Öyle ya, sorarım size, asıl, hangi anne baba çocuğunun böyle bir hayat sürmesini ister.
Yalan söylüyorsun yalannnn!
Zira Gandi'nin dediği gibi kinleri yüzünden değil, bizzat kinleri tarafından şimdiden cezalandırılan bu arkadaşların durumu vahim.
İdeolojik bir hapishanede yaşadıkları için karşılarındaki insanların da kendileri gibi robot olduğunu ve sonuna kadar öngörülebilir davranacaklarını sanıyorlar. Özcü bakış açıları, kendi çevrelerine elleriyle ördükleri dört duvarı, nefret ettikleri insanların "sınırları" sanmalarına neden oluyor.
Bilinçaltlarında, birey olmak, öznel tavır geliştirmek öylesine uç bir tavır ve aslında gizli özlem ki, bunu başarma yolundaki demokratların çıkışlarını gördükçe inkâr nöbetlerine tutuluyor.
Tıpkı Türk filmlerinin o unutulmaz sahnesinde olduğu gibi, "Seviyor musun söyle söyle söyle" dedikleri sevgilileri, onların ısrarı üzerine olmasa da "seviyorum" deyince "Yalan söylüyorsun, yalan..." diye azarlanıyorlar. Çünkü dertleri, istediklerini duymak değil, kinlerine gerekçe bulmak, onu realize etmek.
Başbakanın öğrenci evleriyle ilgili çıkışı üzerine, bugüne değin ulusolcu ve Kemalist cepheye dâhil olmayan kalemlerin eleştirileri karşısındaki tavırlarına bir bakın. İşte, size Mehmet Barlas'la başlayan bir örnek haber:
"... Nazlı Ilıcak, Melih Altınok ve Gülay Göktürk de AKP'yi eleştirmek zorunda kaldı" (Birgün, 7 Kasım 2013)
Zorunda kalmak? İlahi arkadaşlar... Siz bu şarkıyı her eleştirimizden sonra söylemiyor musunuz zaten? Eleştirmek konusunda ekstra bir motivasyonumuz yok ama elimizi korkak alıştırmadığımızın kanıtı da arşivlerimiz.

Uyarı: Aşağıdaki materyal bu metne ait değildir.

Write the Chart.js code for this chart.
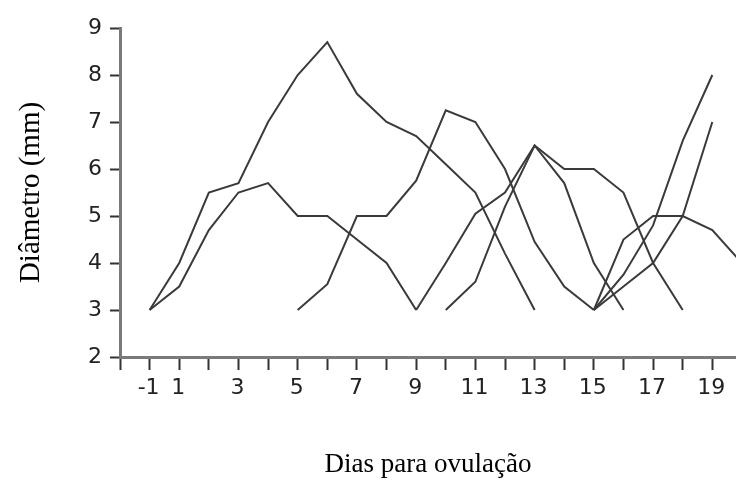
<!DOCTYPE html>
<html>
<head>
<meta charset="utf-8">
<script src="https://cdn.jsdelivr.net/npm/chart.js@4/dist/chart.umd.min.js"></script>
<style>
  body { margin: 0; background: #fff; }
  #wrap { width: 736px; height: 481px; }
</style>
</head>
<body>
<div id="wrap"><canvas id="grafico" width="736" height="481"></canvas></div>
<script>
// dias para ovulação (eixo x)
const dias = [0, 1, 2, 3, 4, 5, 6, 7, 8, 9, 10, 11, 12, 13, 14, 15, 16, 17, 18, 19, 20];

// diâmetro dos folículos (mm), uma lista por folículo
const foliculoA = [3, 4, 5.5, 5.7, 7, 8, 8.7, 7.6, 7.0, 6.7, 6.1, 5.5, 4.2, 3, null, null, null, null, null, null, null];
const foliculoB = [3, 3.5, 4.7, 5.5, 5.7, 5, 5, 4.5, 4, 3, null, null, null, null, null, null, null, null, null, null, null];
const foliculoC = [null, null, null, null, null, 3, 3.55, 5, 5, 5.75, 7.25, 7, 6, 4.45, 3.5, 3, null, null, null, null, null];
const foliculoD = [null, null, null, null, null, null, null, null, null, 3, 4, 5.05, 5.5, 6.5, 6, 6, 5.5, 4, 3, null, null];
const foliculoE = [null, null, null, null, null, null, null, null, null, null, 3, 3.6, 5.2, 6.5, 5.7, 4, 3, null, null, null, null];
const foliculoF = [null, null, null, null, null, null, null, null, null, null, null, null, null, null, null, 3, 3.75, 4.8, 6.6, 8, null];
const foliculoG = [null, null, null, null, null, null, null, null, null, null, null, null, null, null, null, 3, 3.5, 4, 5, 7, null];
const foliculoH = [null, null, null, null, null, null, null, null, null, null, null, null, null, null, null, 3, 4.5, 5, 5, 4.7, 4.0];

// traços do eixo x e seus rótulos (o "-1" fica sob o primeiro traço, como no original)
const tracosX = [-1, 0, 1, 2, 3, 4, 5, 6, 7, 8, 9, 10, 11, 12, 13, 14, 15, 16, 17, 18, 19];
const rotulosX = { 0: '-1', 1: '1', 3: '3', 5: '5', 7: '7', 9: '9', 11: '11', 13: '13', 15: '15', 17: '17', 19: '19' };

const series = [foliculoA, foliculoB, foliculoC, foliculoD, foliculoE, foliculoF, foliculoG, foliculoH];

function pontos(valores) {
    return dias
        .map((d, i) => ({ x: d, y: valores[i] }))
        .filter(p => p.y !== null);
}

const ctx = document.getElementById('grafico').getContext('2d');

new Chart(ctx, {
    type: 'line',
    data: {
        datasets: series.map(s => ({
            data: pontos(s),
            borderColor: '#3a3a3a',
            borderWidth: 2,
            pointRadius: 0,
            tension: 0,
            fill: false
        }))
    },
    options: {
        responsive: false,
        animation: false,
        layout: { padding: { top: 28, right: 0, bottom: 0, left: 0 } },
        plugins: {
            legend: { display: false },
            tooltip: { enabled: false }
        },
        scales: {
            x: {
                type: 'linear',
                min: -1,
                max: 19.8,
                afterBuildTicks: scale => {
                    scale.ticks = tracosX.map(v => ({ value: v }));
                },
                afterFit: scale => { scale.height = 124; },
                grid: {
                    drawOnChartArea: false,
                    drawTicks: true,
                    tickLength: 13,
                    tickWidth: 2,
                    tickColor: '#333'
                },
                border: { color: '#7a7a7a', width: 3 },
                ticks: {
                    autoSkip: false,
                    maxRotation: 0,
                    padding: 5,
                    labelOffset: -1,
                    color: '#222',
                    font: { family: 'DejaVu Sans', size: 22 },
                    callback: v => rotulosX[v] || ''
                },
                title: {
                    display: true,
                    text: 'Dias para ovulação',
                    color: '#000',
                    font: { family: 'Liberation Serif', size: 27 },
                    padding: { top: 0, bottom: 0 }
                }
            },
            y: {
                min: 2,
                max: 9,
                afterFit: scale => { scale.width = 120; },
                grid: {
                    drawOnChartArea: false,
                    drawTicks: true,
                    tickLength: 10,
                    tickWidth: 2,
                    tickColor: '#333'
                },
                border: { color: '#7a7a7a', width: 3 },
                ticks: {
                    stepSize: 1,
                    padding: 8,
                    color: '#222',
                    font: { family: 'DejaVu Sans', size: 22 }
                },
                title: {
                    display: true,
                    text: 'Diâmetro (mm)',
                    color: '#000',
                    font: { family: 'Liberation Serif', size: 29 },
                    padding: { top: 14, bottom: 0 }
                }
            }
        }
    }
});
</script>
</body>
</html>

Yoksa mevzu yalnızca "skor" mu? Hayır, sizin için söylüyorum, bizlerin tavrı "hayat memat meselesi" dediğiniz konudan daha mı önemli, yine? Demokratları linç edince sorun da çözülmüş mü sayılacak?
Keşke sizce şu rijit karşı şovu bırakıp, gözünüzü kör eden nefretinizi sorgulayıp, AK Parti'yi gerçekten muhalefete muhtaç noktalarda eleştirseniz de, muhalefet yapmak sadece üç beş demokrat kalemin "zorunluluğu" olmasa.